(Figure scripts)
# # # # # # #
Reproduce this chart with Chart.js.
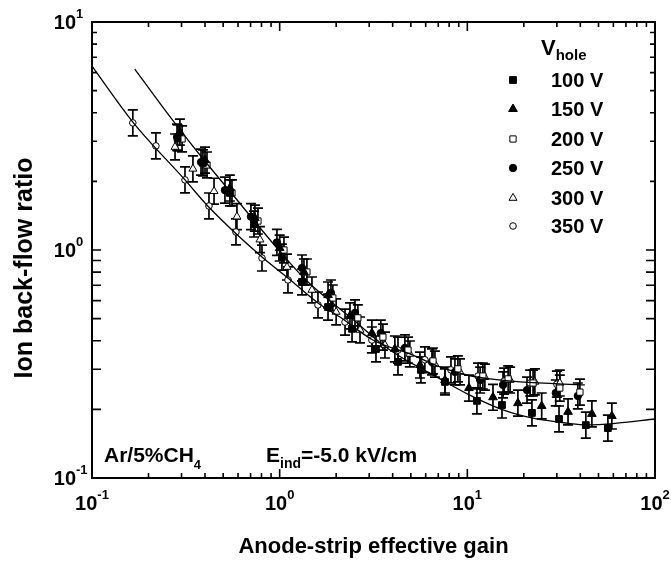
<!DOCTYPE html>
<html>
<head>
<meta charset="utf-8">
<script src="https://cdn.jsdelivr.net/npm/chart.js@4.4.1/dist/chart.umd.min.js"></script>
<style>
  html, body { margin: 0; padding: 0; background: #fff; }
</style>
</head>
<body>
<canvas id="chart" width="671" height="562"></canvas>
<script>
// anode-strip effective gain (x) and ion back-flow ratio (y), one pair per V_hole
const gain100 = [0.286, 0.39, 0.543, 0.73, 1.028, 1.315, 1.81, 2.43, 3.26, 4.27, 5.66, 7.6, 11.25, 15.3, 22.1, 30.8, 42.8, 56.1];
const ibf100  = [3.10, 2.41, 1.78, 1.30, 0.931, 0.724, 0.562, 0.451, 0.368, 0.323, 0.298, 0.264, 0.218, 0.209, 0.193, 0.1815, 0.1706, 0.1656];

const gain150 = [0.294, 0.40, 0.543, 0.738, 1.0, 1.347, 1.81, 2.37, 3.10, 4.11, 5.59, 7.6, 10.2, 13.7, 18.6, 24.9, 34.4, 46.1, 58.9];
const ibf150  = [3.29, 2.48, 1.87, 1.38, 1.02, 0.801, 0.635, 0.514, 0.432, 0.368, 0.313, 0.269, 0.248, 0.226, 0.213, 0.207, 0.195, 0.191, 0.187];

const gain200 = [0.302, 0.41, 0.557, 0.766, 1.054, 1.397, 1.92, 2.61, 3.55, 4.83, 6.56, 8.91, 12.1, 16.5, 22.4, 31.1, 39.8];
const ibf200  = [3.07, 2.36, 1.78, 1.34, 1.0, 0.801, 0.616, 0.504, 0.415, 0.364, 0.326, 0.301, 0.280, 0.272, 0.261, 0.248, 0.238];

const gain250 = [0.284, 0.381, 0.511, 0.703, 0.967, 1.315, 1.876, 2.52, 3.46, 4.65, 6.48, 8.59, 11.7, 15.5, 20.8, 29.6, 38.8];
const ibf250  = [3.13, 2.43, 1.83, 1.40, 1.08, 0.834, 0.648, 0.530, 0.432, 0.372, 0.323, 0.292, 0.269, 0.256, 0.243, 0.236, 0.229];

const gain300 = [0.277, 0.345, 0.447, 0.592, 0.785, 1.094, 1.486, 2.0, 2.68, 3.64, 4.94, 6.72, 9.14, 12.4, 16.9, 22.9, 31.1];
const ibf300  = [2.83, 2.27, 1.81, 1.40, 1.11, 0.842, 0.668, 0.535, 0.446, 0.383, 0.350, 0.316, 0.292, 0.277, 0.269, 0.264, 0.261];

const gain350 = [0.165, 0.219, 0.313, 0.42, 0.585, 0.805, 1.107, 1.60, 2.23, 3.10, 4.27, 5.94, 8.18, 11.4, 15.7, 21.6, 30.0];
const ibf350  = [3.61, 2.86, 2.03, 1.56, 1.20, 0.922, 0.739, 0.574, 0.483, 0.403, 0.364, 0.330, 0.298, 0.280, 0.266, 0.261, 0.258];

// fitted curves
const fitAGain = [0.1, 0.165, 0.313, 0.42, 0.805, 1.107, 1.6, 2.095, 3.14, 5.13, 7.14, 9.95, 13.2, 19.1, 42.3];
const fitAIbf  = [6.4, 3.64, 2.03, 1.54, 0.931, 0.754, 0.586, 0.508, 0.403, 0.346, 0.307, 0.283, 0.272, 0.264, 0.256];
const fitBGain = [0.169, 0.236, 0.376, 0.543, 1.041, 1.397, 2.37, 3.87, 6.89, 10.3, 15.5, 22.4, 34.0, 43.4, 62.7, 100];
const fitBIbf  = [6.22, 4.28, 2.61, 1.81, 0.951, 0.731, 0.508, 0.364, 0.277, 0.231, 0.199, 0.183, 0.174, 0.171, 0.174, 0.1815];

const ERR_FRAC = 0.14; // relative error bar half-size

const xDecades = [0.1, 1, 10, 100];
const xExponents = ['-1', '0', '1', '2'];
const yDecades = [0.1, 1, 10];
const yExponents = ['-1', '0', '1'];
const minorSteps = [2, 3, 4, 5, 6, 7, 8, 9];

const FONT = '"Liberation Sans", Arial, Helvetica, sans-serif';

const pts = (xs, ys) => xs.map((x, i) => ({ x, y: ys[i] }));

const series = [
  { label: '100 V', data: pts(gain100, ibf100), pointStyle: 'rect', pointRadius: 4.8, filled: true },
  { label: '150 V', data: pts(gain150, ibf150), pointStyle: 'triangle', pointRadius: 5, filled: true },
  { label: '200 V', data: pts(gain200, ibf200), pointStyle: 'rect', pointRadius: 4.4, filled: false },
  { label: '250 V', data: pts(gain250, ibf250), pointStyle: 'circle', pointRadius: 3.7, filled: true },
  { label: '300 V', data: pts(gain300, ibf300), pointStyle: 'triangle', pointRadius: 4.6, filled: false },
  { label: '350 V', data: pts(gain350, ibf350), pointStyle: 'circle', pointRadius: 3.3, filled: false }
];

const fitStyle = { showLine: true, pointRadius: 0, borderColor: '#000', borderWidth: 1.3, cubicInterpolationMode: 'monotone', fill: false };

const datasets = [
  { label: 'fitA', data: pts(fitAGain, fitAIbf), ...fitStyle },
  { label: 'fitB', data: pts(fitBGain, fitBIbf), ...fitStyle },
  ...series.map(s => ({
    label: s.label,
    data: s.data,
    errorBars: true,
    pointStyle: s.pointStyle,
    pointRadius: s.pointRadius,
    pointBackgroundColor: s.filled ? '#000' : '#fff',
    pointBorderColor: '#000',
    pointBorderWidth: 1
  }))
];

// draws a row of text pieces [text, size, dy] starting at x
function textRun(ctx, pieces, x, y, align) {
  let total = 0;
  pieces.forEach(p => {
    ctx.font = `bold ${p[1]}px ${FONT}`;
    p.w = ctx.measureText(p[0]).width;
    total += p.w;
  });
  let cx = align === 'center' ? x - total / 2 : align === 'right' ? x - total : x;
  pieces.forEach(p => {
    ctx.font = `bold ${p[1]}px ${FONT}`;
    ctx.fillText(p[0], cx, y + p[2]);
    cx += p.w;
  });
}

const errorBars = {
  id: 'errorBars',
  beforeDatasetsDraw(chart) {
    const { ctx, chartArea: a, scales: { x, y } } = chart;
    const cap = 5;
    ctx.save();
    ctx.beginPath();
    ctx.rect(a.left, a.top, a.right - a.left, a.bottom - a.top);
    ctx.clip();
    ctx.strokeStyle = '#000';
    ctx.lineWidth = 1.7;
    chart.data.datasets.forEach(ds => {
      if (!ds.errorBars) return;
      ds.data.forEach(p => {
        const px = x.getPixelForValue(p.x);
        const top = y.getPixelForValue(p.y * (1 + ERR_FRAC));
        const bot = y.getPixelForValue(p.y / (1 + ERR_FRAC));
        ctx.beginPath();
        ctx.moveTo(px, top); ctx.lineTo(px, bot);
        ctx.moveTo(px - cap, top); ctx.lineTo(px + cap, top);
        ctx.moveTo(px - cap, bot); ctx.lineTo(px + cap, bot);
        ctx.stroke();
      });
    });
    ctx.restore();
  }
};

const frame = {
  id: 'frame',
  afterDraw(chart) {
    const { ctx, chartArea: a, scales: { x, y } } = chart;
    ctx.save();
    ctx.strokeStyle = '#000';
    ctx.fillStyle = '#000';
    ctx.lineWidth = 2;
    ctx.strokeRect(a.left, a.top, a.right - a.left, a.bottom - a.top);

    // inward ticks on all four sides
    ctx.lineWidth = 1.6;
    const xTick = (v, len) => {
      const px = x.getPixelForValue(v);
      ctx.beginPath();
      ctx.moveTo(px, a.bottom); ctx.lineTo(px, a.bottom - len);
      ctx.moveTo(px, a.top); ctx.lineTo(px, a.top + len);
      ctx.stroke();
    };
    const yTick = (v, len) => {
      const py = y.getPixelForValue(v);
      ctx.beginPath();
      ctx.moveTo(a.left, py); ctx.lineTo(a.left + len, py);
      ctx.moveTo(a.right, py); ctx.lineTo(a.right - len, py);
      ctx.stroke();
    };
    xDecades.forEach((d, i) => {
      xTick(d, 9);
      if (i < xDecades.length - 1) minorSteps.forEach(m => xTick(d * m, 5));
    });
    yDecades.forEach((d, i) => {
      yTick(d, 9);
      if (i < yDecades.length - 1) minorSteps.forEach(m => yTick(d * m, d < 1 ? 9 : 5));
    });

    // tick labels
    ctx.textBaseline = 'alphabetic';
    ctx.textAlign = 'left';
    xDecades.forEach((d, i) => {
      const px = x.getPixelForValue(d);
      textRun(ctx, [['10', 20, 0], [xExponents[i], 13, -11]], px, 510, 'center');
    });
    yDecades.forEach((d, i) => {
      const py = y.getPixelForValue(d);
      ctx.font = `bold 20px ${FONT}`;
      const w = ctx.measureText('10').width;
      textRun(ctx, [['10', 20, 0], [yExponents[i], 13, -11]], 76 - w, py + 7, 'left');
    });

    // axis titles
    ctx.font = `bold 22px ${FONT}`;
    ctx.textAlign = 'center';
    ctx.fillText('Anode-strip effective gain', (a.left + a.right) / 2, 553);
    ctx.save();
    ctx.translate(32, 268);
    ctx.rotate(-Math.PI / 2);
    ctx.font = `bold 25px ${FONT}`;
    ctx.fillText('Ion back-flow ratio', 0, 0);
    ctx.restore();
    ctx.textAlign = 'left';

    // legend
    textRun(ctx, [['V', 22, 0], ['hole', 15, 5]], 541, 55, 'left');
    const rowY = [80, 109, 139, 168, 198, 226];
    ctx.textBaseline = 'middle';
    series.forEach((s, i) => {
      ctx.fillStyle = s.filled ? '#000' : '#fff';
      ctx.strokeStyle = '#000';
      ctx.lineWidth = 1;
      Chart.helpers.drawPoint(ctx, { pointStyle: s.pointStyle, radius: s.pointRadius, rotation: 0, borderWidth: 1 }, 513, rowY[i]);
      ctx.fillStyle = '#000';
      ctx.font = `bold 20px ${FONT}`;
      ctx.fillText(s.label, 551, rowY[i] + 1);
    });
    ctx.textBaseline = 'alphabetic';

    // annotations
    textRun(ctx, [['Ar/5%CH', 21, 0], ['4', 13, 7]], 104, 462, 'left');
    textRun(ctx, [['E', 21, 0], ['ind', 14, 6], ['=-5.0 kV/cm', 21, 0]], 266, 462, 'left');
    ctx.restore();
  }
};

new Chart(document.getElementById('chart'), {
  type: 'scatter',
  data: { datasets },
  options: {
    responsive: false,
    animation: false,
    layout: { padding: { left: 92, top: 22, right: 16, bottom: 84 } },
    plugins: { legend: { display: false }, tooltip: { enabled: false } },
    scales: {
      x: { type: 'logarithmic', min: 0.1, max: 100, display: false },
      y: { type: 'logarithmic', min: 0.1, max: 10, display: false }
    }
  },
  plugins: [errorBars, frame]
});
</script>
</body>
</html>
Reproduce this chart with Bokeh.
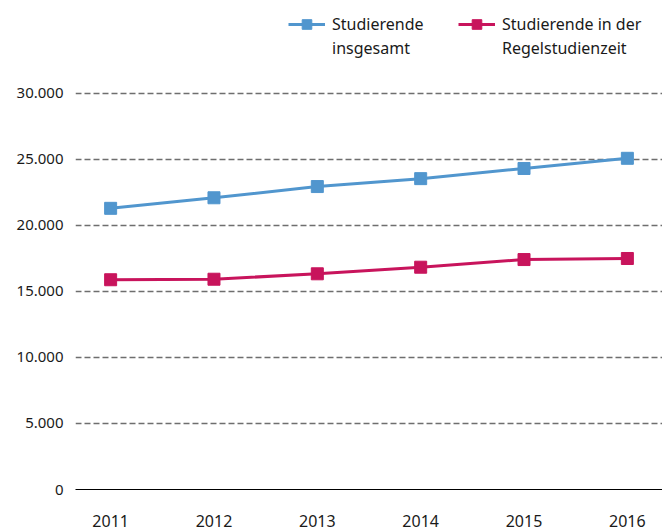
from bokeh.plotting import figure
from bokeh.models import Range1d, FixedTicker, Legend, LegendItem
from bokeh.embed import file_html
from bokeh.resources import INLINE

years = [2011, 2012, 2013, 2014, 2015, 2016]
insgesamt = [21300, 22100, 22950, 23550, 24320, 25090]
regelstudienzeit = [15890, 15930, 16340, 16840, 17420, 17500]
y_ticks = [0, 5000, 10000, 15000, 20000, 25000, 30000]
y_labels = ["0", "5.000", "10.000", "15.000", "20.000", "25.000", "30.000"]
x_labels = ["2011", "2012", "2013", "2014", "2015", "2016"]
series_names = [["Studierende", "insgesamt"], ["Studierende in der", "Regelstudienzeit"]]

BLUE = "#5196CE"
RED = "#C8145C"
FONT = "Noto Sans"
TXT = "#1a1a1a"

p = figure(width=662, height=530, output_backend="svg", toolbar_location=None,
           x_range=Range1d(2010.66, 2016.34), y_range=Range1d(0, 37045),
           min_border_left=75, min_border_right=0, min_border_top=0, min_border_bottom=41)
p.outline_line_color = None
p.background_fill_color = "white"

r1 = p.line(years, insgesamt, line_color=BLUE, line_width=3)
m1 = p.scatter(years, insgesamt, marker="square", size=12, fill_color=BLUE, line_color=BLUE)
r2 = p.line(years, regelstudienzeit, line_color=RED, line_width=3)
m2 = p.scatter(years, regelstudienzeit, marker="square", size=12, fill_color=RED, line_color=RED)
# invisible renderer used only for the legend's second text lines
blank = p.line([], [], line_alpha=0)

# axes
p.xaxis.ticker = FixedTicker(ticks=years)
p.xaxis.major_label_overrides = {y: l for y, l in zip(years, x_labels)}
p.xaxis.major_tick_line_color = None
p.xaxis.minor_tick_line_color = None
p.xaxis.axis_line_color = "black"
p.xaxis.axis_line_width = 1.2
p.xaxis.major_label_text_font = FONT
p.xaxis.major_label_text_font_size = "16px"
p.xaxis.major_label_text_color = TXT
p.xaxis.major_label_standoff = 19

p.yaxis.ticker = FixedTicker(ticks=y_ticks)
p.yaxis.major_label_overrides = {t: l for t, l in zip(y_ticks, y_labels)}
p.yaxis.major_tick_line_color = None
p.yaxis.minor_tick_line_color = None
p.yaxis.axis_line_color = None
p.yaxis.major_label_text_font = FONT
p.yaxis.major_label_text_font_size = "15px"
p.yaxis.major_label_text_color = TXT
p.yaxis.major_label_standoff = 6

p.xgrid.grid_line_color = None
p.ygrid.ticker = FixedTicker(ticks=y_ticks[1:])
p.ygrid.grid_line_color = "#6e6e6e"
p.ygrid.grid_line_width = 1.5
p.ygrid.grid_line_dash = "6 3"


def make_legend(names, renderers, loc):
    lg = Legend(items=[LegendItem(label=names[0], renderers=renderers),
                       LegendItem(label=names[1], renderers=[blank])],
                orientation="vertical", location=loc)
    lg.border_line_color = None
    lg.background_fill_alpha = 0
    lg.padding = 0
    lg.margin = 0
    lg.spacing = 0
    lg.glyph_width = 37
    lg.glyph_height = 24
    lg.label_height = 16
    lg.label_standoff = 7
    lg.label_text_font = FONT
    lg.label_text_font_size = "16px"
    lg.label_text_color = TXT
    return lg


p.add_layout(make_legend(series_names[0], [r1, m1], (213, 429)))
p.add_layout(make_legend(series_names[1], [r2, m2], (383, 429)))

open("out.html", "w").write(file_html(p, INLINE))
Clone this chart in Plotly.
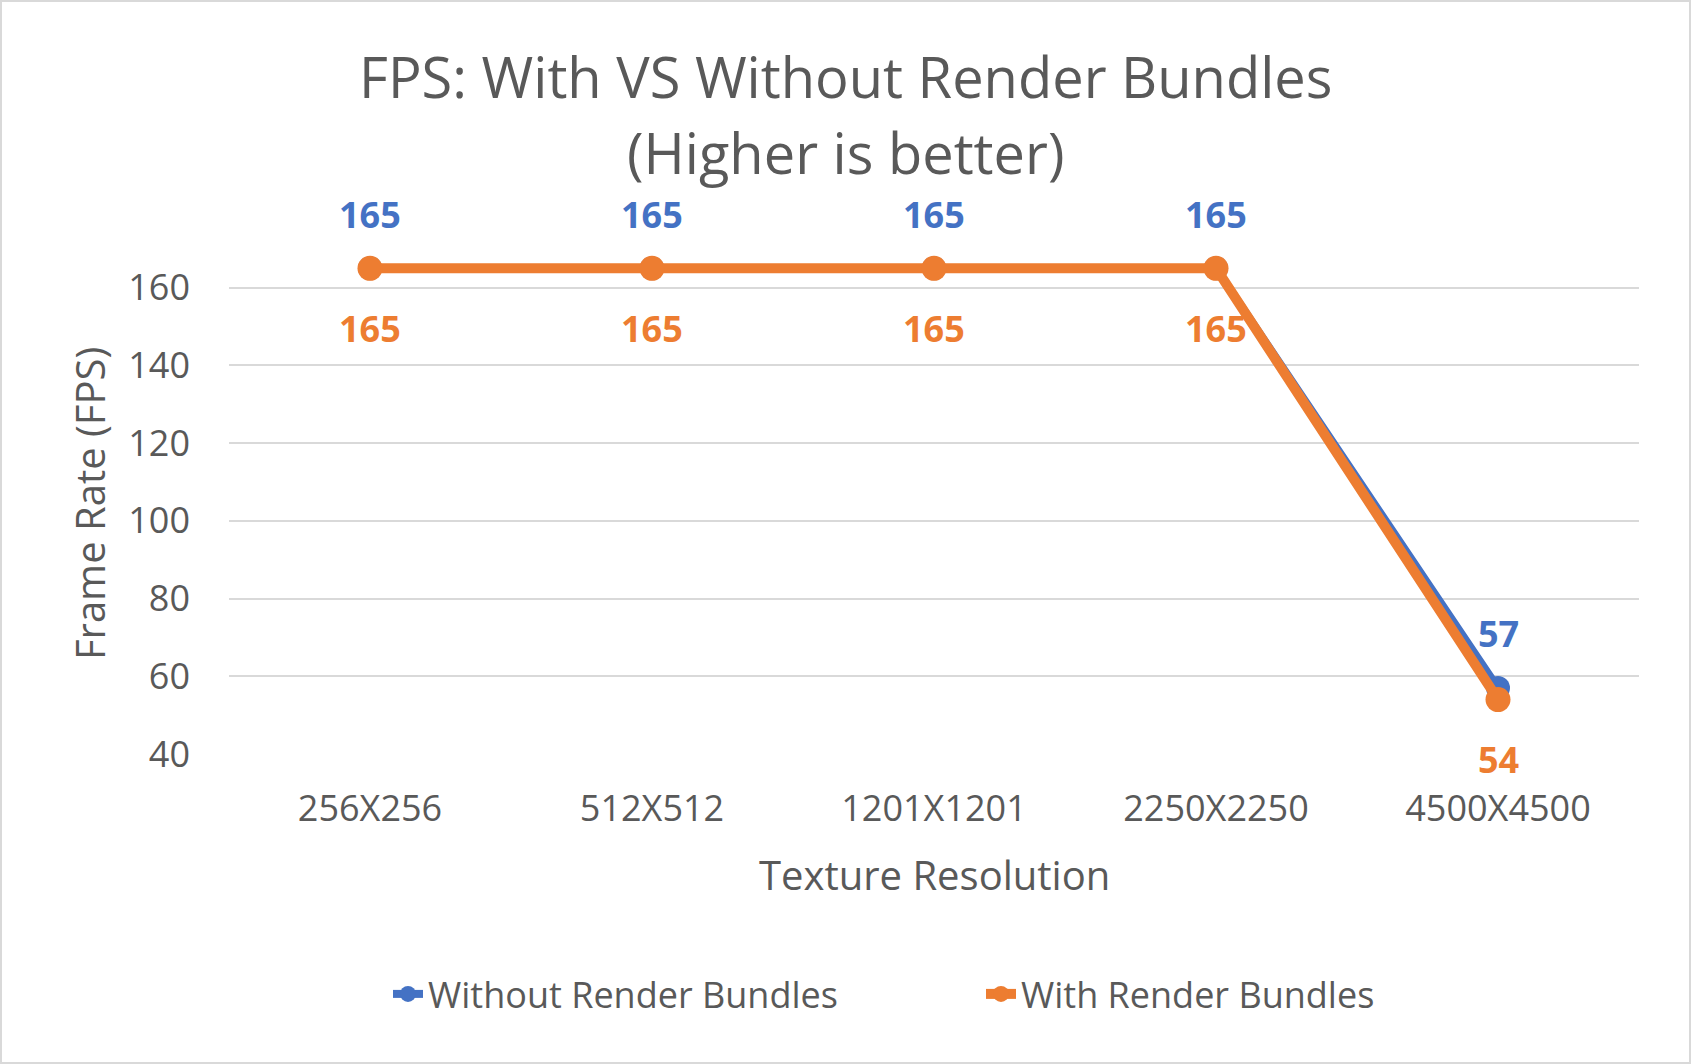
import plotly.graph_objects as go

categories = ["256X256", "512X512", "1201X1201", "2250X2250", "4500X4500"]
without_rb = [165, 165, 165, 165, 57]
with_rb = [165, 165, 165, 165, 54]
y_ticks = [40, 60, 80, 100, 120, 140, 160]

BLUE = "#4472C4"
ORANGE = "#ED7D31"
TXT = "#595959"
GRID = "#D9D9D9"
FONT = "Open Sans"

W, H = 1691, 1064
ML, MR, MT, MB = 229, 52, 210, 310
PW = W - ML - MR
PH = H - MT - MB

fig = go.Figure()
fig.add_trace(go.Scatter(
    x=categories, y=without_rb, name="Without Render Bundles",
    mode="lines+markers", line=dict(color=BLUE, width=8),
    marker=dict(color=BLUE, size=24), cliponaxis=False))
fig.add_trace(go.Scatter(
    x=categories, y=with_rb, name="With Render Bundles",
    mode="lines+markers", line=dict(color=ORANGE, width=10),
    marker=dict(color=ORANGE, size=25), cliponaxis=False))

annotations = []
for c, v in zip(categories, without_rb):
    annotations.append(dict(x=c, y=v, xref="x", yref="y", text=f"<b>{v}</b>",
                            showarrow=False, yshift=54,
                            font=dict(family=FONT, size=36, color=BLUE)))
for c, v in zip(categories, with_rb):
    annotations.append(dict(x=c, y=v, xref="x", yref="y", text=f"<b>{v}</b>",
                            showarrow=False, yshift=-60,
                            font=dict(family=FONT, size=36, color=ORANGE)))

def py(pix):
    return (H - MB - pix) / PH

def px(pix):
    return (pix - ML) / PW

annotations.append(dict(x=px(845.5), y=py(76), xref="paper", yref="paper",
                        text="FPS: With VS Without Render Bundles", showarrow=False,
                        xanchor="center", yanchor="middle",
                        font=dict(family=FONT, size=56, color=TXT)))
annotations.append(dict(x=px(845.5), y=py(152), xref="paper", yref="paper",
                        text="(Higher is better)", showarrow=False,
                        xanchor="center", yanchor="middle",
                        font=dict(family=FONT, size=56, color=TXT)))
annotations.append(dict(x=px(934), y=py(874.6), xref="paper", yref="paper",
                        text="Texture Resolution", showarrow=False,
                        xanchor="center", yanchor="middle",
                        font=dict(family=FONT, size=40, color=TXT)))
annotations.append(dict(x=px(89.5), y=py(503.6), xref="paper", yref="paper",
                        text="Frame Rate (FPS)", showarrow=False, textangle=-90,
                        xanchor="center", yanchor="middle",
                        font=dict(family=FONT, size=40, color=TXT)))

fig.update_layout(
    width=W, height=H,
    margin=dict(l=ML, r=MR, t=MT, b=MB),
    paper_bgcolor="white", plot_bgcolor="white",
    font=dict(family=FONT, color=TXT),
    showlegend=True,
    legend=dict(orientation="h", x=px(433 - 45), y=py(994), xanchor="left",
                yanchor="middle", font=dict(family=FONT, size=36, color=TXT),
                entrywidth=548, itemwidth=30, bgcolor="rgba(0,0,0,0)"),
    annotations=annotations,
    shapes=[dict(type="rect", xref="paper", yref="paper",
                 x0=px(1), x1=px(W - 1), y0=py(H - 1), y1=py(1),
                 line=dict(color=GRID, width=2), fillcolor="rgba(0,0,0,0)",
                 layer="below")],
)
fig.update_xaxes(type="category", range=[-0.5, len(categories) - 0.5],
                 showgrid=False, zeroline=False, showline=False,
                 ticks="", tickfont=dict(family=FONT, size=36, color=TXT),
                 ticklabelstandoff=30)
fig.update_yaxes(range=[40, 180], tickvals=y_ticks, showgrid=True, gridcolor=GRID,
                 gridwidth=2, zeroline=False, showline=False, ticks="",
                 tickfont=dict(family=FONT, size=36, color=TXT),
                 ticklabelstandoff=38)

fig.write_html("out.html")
# # # # # # #
Leave the pictures out, and restate exactly the lines from the start of the records through the one that contains "0.1815, 0.1706, 0.1656];".

Reproduce this chart with Chart.js.
<!DOCTYPE html>
<html>
<head>
<meta charset="utf-8">
<script src="https://cdn.jsdelivr.net/npm/chart.js@4.4.1/dist/chart.umd.min.js"></script>
<style>
  html, body { margin: 0; padding: 0; background: #fff; }
</style>
</head>
<body>
<canvas id="chart" width="671" height="562"></canvas>
<script>
// anode-strip effective gain (x) and ion back-flow ratio (y), one pair per V_hole
const gain100 = [0.286, 0.39, 0.543, 0.73, 1.028, 1.315, 1.81, 2.43, 3.26, 4.27, 5.66, 7.6, 11.25, 15.3, 22.1, 30.8, 42.8, 56.1];
const ibf100  = [3.10, 2.41, 1.78, 1.30, 0.931, 0.724, 0.562, 0.451, 0.368, 0.323, 0.298, 0.264, 0.218, 0.209, 0.193, 0.1815, 0.1706, 0.1656];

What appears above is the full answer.